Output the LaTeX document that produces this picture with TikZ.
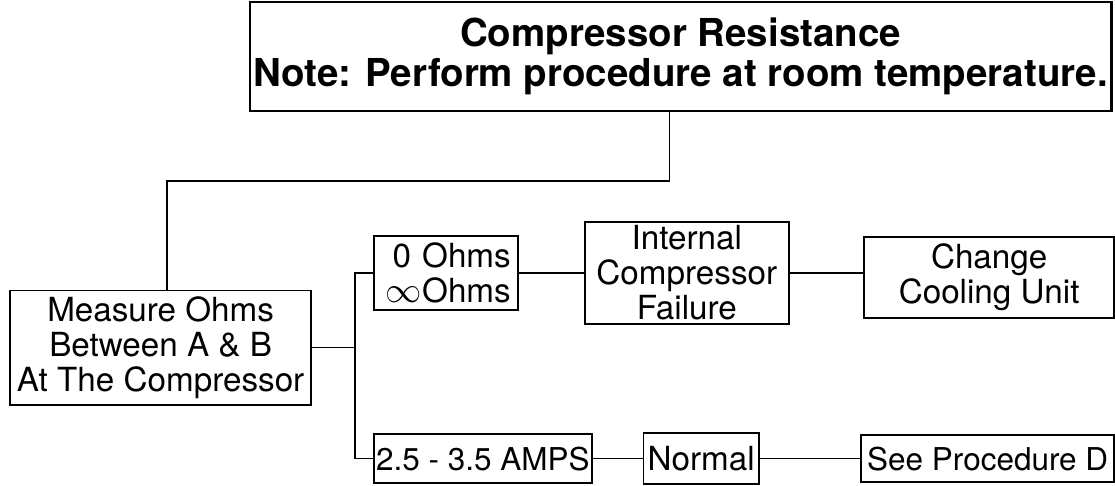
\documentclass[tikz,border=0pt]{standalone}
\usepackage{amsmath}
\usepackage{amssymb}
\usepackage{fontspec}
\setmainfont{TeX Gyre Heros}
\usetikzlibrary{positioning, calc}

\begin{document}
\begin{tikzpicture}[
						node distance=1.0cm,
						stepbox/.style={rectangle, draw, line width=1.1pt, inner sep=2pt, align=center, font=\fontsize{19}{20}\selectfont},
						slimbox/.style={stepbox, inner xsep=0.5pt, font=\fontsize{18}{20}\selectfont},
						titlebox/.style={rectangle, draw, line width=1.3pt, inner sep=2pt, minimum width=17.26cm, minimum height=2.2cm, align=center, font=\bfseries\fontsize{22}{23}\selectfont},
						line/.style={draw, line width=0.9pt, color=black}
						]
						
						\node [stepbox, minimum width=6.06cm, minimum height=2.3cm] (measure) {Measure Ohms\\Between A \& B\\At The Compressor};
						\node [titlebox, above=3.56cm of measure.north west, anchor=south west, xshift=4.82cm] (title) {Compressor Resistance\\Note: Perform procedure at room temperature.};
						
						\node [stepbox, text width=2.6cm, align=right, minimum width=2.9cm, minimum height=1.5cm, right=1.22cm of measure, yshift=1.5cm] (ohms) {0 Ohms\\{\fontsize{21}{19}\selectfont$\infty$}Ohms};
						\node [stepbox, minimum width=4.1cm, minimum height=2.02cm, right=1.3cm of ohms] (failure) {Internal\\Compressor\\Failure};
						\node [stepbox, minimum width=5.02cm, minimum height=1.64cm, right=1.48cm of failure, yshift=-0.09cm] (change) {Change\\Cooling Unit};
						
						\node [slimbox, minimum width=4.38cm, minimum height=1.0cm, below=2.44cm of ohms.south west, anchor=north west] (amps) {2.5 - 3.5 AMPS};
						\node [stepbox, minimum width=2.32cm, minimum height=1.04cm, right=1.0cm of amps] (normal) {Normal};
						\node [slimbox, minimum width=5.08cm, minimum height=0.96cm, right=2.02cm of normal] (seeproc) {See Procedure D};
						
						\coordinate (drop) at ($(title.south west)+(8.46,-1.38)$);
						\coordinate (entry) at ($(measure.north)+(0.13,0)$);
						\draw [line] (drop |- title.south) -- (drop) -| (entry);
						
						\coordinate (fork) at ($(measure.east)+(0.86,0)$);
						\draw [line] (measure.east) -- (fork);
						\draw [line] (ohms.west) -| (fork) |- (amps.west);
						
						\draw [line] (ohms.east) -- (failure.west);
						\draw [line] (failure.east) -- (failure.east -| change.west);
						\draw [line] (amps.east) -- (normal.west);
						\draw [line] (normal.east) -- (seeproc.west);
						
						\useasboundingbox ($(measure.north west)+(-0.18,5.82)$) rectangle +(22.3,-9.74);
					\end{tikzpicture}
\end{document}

##############################

* _WHAT THIS TASK INVOLVES_
Write out the lines from the start of the material to the line with "(drop) -| (entry);", inclusive and exactly. Skip the pictures.

* _RESPONSE_
Output the LaTeX document that produces this picture with TikZ.
\documentclass[tikz,border=0pt]{standalone}
\usepackage{amsmath}
\usepackage{amssymb}
\usepackage{fontspec}
\setmainfont{TeX Gyre Heros}
\usetikzlibrary{positioning, calc}

\begin{document}
\begin{tikzpicture}[
						node distance=1.0cm,
						stepbox/.style={rectangle, draw, line width=1.1pt, inner sep=2pt, align=center, font=\fontsize{19}{20}\selectfont},
						slimbox/.style={stepbox, inner xsep=0.5pt, font=\fontsize{18}{20}\selectfont},
						titlebox/.style={rectangle, draw, line width=1.3pt, inner sep=2pt, minimum width=17.26cm, minimum height=2.2cm, align=center, font=\bfseries\fontsize{22}{23}\selectfont},
						line/.style={draw, line width=0.9pt, color=black}
						]
						
						\node [stepbox, minimum width=6.06cm, minimum height=2.3cm] (measure) {Measure Ohms\\Between A \& B\\At The Compressor};
						\node [titlebox, above=3.56cm of measure.north west, anchor=south west, xshift=4.82cm] (title) {Compressor Resistance\\Note: Perform procedure at room temperature.};
						
						\node [stepbox, text width=2.6cm, align=right, minimum width=2.9cm, minimum height=1.5cm, right=1.22cm of measure, yshift=1.5cm] (ohms) {0 Ohms\\{\fontsize{21}{19}\selectfont$\infty$}Ohms};
						\node [stepbox, minimum width=4.1cm, minimum height=2.02cm, right=1.3cm of ohms] (failure) {Internal\\Compressor\\Failure};
						\node [stepbox, minimum width=5.02cm, minimum height=1.64cm, right=1.48cm of failure, yshift=-0.09cm] (change) {Change\\Cooling Unit};
						
						\node [slimbox, minimum width=4.38cm, minimum height=1.0cm, below=2.44cm of ohms.south west, anchor=north west] (amps) {2.5 - 3.5 AMPS};
						\node [stepbox, minimum width=2.32cm, minimum height=1.04cm, right=1.0cm of amps] (normal) {Normal};
						\node [slimbox, minimum width=5.08cm, minimum height=0.96cm, right=2.02cm of normal] (seeproc) {See Procedure D};
						
						\coordinate (drop) at ($(title.south west)+(8.46,-1.38)$);
						\coordinate (entry) at ($(measure.north)+(0.13,0)$);
						\draw [line] (drop |- title.south) -- (drop) -| (entry);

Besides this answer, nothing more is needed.